● **TASK OBJECTIVE**: Scan the listing that follows and report how many lines contain "this". Write the number alone.

● **DATA PROVIDED**:
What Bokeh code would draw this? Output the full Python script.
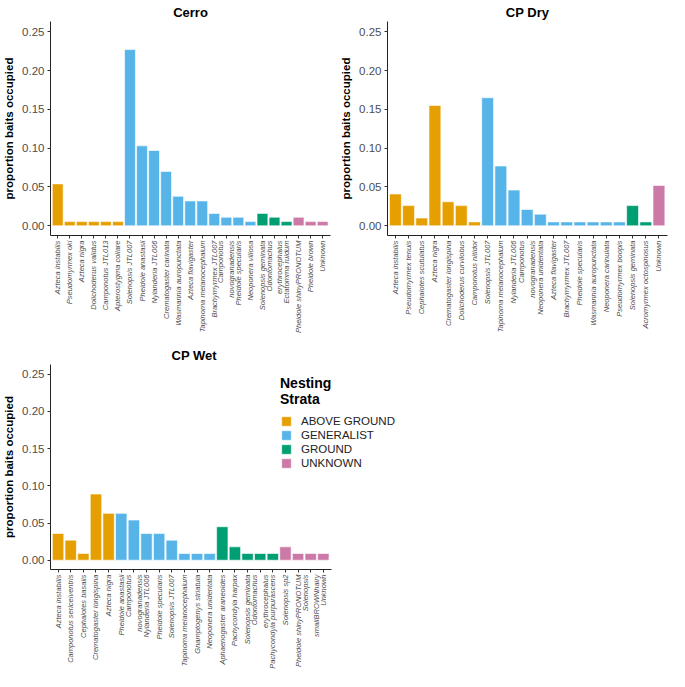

==

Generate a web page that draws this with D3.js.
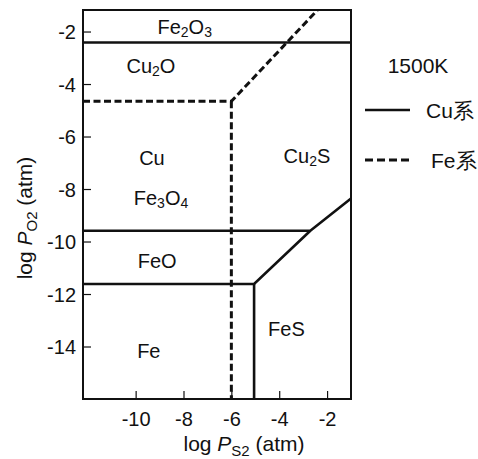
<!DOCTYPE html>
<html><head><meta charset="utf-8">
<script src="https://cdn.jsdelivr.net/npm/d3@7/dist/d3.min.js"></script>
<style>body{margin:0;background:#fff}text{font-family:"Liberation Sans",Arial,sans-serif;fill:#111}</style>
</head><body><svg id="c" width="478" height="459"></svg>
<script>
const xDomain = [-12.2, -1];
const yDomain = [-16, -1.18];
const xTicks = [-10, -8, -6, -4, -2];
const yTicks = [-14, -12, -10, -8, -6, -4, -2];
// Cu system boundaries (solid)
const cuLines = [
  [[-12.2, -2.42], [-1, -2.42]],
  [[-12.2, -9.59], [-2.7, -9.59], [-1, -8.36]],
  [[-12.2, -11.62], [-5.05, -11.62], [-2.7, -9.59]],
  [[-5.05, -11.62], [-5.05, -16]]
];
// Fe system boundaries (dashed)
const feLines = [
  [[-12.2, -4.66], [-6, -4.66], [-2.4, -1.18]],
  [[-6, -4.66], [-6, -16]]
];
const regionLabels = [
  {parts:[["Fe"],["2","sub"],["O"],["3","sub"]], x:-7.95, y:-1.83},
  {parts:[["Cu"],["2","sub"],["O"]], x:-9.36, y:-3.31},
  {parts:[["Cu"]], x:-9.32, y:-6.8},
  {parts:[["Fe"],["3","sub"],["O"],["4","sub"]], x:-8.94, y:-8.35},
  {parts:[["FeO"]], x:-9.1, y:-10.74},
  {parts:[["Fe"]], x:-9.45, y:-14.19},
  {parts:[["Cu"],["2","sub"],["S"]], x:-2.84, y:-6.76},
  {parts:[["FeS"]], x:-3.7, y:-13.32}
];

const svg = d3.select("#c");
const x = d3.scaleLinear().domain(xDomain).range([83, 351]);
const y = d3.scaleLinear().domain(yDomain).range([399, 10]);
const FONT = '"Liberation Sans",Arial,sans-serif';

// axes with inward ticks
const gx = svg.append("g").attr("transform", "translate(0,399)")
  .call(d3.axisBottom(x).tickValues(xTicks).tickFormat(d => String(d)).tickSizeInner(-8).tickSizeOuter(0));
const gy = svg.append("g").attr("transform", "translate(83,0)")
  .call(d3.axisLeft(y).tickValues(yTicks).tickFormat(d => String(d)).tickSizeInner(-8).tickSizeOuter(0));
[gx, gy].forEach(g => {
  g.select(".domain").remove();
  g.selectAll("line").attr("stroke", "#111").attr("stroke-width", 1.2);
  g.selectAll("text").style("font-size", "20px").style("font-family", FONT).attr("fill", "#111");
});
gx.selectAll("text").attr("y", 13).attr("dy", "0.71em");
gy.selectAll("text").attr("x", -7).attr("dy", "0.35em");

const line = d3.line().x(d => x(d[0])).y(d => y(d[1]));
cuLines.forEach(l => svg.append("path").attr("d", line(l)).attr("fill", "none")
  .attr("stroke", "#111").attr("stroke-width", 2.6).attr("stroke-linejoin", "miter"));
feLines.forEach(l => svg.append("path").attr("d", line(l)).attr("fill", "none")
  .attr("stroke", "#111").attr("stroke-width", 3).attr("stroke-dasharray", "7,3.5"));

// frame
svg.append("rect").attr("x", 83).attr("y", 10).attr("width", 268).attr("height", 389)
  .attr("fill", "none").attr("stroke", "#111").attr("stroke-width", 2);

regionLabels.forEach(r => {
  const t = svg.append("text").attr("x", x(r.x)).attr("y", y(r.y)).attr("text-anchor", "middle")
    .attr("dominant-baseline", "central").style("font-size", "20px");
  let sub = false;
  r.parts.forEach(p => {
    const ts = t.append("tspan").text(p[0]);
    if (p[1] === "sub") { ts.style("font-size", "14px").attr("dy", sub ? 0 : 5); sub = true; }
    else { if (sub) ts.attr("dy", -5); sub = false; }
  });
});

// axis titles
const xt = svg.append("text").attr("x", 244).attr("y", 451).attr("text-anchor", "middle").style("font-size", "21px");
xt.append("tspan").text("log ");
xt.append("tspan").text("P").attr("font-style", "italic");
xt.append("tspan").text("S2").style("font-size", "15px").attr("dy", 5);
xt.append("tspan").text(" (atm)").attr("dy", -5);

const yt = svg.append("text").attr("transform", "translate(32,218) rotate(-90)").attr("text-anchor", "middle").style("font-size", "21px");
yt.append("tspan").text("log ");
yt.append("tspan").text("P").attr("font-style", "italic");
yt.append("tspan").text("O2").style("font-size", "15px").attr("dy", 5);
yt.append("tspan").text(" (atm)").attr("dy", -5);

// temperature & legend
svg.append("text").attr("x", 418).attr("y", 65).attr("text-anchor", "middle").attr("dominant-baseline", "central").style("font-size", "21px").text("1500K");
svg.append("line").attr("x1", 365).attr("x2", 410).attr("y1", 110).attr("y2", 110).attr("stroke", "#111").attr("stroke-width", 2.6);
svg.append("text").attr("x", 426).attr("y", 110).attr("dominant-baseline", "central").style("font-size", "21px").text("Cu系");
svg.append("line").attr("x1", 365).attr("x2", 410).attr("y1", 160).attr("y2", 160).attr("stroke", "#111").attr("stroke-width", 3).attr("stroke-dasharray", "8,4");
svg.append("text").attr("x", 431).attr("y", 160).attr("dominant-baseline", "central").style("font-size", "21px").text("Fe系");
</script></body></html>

● **OUTPUT OF THE EXERCISE**: 2